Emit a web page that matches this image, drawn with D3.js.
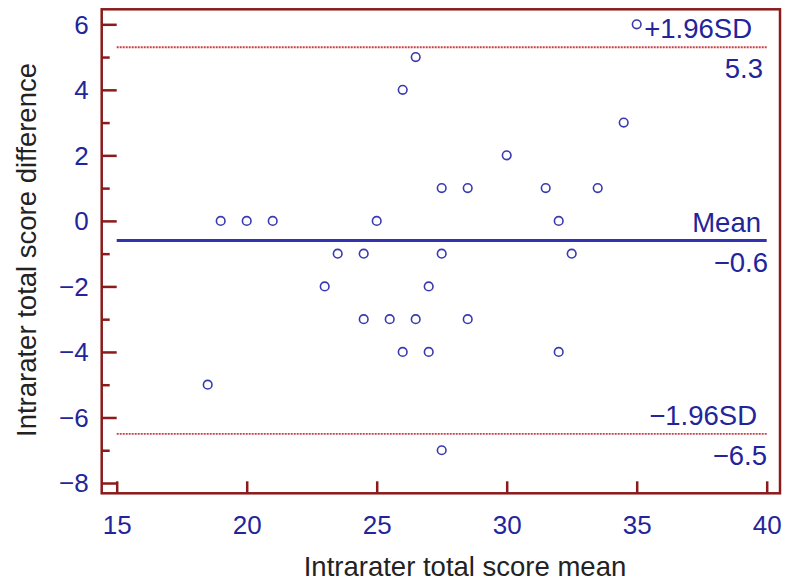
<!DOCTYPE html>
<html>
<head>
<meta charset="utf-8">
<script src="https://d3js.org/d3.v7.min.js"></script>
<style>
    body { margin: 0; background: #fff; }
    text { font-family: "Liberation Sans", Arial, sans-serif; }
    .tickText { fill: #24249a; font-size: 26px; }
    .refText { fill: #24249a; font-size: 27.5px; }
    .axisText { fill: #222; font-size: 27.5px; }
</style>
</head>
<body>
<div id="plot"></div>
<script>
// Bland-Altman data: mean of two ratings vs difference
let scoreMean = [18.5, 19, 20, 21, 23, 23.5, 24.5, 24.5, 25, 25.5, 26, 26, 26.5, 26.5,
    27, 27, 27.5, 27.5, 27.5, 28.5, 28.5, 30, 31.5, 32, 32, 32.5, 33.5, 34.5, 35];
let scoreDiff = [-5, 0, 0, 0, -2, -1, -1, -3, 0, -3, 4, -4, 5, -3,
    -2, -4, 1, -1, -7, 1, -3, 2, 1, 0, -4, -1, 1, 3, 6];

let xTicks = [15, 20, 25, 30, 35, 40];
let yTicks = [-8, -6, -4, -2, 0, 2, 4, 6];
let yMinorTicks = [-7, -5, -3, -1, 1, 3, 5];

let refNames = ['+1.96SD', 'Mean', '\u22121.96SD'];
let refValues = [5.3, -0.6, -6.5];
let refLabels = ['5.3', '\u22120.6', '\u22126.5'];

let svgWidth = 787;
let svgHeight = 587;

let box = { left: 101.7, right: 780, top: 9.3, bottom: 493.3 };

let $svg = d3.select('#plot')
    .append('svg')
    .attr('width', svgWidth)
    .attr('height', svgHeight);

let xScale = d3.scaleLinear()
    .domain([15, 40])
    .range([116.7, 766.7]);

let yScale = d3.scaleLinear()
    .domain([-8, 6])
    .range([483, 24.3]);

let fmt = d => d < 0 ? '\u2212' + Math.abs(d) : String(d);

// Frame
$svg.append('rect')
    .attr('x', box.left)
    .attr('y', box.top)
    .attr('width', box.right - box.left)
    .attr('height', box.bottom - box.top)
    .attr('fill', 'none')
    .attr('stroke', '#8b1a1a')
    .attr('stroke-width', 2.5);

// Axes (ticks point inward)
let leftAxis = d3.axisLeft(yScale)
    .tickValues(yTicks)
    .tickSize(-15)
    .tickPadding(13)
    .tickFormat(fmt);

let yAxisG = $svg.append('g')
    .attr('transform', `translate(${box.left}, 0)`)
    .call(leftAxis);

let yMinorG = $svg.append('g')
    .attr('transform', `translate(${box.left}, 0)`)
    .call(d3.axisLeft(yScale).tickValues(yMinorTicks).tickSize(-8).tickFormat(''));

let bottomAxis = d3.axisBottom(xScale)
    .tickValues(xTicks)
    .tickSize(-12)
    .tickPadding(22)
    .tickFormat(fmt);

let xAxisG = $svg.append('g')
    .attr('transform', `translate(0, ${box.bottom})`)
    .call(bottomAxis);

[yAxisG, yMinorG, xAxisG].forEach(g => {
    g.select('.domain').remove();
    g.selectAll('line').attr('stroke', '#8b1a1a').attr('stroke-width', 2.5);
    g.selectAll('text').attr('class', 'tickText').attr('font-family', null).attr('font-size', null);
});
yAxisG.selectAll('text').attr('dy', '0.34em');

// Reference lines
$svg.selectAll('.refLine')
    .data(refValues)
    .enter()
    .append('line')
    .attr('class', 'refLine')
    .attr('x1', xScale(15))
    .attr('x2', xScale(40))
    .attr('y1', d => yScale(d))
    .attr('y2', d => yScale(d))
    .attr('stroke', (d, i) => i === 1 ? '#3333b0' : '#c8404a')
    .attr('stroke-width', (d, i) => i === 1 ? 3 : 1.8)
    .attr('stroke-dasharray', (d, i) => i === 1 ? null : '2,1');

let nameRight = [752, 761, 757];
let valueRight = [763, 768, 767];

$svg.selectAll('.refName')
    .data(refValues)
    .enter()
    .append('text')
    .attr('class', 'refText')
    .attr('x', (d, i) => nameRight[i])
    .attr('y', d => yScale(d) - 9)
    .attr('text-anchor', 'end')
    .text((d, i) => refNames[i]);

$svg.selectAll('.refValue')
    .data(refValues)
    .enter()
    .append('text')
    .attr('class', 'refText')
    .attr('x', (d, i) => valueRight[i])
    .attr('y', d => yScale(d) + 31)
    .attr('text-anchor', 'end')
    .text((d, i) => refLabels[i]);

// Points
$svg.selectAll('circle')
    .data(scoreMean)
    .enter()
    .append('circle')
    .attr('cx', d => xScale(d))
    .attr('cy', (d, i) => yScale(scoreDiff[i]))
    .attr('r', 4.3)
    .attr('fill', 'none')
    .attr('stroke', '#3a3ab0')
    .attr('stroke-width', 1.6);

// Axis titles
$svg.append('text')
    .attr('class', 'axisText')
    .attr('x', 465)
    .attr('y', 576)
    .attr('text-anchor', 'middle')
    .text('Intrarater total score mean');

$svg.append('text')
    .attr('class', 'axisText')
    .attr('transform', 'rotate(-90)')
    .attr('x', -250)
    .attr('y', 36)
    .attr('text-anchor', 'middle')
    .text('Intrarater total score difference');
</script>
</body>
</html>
______
> [EXERCISE REQUIREMENTS] Quote, exactly and only, the lines from the first line of the data above through the line containing "-4, -1, 1, 3, 6];". The pictures do not belong in it.

> [WRITTEN REPLY]
Emit a web page that matches this image, drawn with D3.js.
<!DOCTYPE html>
<html>
<head>
<meta charset="utf-8">
<script src="https://d3js.org/d3.v7.min.js"></script>
<style>
    body { margin: 0; background: #fff; }
    text { font-family: "Liberation Sans", Arial, sans-serif; }
    .tickText { fill: #24249a; font-size: 26px; }
    .refText { fill: #24249a; font-size: 27.5px; }
    .axisText { fill: #222; font-size: 27.5px; }
</style>
</head>
<body>
<div id="plot"></div>
<script>
// Bland-Altman data: mean of two ratings vs difference
let scoreMean = [18.5, 19, 20, 21, 23, 23.5, 24.5, 24.5, 25, 25.5, 26, 26, 26.5, 26.5,
    27, 27, 27.5, 27.5, 27.5, 28.5, 28.5, 30, 31.5, 32, 32, 32.5, 33.5, 34.5, 35];
let scoreDiff = [-5, 0, 0, 0, -2, -1, -1, -3, 0, -3, 4, -4, 5, -3,
    -2, -4, 1, -1, -7, 1, -3, 2, 1, 0, -4, -1, 1, 3, 6];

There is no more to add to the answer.